━━━ Data ━━━

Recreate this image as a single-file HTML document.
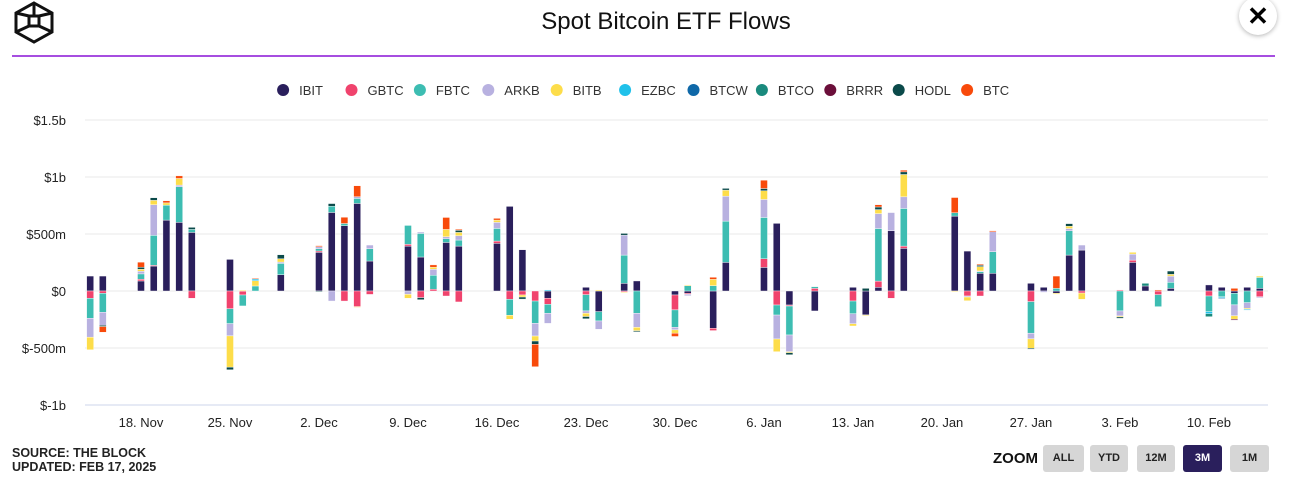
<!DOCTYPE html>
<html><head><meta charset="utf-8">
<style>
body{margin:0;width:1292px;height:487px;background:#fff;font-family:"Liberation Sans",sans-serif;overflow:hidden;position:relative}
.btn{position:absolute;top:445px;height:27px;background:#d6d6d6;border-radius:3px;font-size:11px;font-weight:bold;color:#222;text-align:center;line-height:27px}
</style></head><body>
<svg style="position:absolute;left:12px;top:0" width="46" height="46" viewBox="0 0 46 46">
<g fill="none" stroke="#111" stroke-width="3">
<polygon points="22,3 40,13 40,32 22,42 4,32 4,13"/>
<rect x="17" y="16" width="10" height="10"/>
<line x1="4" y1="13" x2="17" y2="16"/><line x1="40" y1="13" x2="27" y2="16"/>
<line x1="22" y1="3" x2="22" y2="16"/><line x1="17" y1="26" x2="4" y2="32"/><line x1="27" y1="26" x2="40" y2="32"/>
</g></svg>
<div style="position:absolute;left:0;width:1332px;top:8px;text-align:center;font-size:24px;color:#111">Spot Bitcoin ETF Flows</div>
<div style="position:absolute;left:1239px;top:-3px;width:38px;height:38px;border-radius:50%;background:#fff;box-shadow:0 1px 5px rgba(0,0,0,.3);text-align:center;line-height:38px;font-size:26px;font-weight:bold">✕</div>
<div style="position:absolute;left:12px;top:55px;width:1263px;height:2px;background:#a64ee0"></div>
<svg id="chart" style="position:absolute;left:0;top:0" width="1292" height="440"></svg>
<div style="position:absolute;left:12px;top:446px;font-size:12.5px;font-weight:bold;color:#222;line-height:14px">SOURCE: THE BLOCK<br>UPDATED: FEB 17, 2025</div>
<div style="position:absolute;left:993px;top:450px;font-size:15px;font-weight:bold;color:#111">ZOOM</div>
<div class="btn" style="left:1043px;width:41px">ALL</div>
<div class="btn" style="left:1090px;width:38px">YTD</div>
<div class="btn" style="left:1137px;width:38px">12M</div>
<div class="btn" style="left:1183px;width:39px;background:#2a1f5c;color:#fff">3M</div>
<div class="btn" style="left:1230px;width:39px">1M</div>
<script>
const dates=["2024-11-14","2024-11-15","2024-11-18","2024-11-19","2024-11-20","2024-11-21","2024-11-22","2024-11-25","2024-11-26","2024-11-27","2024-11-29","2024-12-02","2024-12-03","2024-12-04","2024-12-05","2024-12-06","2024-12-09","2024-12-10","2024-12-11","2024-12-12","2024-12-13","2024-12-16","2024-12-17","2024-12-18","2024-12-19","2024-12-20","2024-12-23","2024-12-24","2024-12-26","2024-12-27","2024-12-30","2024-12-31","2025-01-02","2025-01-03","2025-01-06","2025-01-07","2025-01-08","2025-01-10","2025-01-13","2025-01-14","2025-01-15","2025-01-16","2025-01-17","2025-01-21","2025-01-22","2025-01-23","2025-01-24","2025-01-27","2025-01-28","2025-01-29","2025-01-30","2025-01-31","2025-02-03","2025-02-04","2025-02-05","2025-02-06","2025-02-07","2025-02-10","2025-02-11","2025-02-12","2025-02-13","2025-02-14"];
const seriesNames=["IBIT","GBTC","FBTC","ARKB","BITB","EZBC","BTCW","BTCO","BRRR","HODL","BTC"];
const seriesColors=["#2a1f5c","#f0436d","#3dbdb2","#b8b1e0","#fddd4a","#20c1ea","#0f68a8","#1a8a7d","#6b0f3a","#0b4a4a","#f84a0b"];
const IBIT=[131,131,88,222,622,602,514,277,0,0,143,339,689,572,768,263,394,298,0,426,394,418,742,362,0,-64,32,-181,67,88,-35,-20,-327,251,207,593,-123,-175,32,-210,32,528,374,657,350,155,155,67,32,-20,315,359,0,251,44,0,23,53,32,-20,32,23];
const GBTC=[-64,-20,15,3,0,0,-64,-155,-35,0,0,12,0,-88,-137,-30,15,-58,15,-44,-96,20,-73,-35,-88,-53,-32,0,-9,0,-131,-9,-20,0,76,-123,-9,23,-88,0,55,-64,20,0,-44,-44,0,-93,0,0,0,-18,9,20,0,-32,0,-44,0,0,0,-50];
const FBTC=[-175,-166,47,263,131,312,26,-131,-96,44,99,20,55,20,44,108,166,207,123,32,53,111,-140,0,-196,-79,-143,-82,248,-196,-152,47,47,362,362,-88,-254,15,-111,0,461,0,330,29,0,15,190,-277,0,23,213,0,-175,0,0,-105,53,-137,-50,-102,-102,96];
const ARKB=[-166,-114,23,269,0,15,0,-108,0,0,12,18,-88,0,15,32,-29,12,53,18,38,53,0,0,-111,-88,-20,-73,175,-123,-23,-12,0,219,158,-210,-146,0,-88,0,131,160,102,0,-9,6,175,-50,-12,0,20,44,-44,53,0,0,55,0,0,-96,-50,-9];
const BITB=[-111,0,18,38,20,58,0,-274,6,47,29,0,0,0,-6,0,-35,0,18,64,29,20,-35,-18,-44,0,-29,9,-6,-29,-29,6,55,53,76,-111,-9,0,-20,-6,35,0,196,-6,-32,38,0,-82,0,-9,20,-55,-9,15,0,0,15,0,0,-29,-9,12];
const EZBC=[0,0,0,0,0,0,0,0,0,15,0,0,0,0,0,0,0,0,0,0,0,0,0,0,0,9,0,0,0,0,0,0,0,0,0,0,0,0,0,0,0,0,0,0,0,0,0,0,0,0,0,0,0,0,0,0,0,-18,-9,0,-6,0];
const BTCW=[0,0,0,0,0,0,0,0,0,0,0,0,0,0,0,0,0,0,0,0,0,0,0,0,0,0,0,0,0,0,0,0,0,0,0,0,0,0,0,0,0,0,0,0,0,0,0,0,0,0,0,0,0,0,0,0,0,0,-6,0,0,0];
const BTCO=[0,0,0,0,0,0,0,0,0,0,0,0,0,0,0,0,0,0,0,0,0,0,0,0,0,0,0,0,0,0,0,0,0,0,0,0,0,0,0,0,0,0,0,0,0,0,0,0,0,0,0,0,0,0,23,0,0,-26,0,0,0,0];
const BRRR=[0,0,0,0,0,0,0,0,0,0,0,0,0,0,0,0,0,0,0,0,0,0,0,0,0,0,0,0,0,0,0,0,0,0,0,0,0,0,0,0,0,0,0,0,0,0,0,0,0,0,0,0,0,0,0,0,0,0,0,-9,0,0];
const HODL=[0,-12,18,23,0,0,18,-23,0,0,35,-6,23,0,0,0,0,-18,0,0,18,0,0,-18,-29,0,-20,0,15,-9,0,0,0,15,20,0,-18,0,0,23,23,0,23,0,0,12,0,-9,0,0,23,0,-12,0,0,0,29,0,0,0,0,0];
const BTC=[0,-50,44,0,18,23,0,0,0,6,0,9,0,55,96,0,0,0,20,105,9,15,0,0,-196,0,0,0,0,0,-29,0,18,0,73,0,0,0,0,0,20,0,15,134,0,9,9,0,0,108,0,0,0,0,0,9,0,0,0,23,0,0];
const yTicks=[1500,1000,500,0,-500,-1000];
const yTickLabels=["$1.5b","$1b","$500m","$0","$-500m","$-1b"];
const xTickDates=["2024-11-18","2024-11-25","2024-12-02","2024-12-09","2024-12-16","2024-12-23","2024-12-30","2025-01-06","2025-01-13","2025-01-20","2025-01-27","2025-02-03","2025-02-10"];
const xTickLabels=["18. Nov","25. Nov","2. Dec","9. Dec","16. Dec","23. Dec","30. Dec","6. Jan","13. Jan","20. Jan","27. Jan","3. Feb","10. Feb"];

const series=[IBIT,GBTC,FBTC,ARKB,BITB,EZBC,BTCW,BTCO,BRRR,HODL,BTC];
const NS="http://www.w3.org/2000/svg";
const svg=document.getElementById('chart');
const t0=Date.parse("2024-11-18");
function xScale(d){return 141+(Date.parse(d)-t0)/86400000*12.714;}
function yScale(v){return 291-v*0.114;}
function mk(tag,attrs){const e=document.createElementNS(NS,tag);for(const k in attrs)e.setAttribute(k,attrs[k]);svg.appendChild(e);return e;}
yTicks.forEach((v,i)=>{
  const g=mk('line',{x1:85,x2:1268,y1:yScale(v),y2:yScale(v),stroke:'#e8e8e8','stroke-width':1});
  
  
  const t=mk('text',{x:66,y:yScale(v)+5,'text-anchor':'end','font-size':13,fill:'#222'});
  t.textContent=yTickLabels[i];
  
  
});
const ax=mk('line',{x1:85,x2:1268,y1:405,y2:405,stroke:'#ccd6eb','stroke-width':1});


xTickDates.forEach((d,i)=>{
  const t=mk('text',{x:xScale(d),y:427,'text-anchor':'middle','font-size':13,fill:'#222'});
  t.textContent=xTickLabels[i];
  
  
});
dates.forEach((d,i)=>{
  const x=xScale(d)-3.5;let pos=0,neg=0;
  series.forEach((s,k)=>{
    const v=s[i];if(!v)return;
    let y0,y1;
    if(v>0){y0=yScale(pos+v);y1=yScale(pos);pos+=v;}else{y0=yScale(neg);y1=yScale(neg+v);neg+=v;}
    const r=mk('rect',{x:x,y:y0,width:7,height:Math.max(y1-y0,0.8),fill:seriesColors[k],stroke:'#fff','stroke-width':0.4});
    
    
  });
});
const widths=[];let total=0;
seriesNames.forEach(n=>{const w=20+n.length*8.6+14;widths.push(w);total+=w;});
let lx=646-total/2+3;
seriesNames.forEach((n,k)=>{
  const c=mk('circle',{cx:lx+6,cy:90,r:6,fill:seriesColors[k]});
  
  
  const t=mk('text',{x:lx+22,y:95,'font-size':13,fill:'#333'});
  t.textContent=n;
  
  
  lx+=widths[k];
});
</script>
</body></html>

━━━

§ Goal
Copy down every line of the material above that includes the string "document".

§ Written response
Recreate this image as a single-file HTML document.
const svg=document.getElementById('chart');
function mk(tag,attrs){const e=document.createElementNS(NS,tag);for(const k in attrs)e.setAttribute(k,attrs[k]);svg.appendChild(e);return e;}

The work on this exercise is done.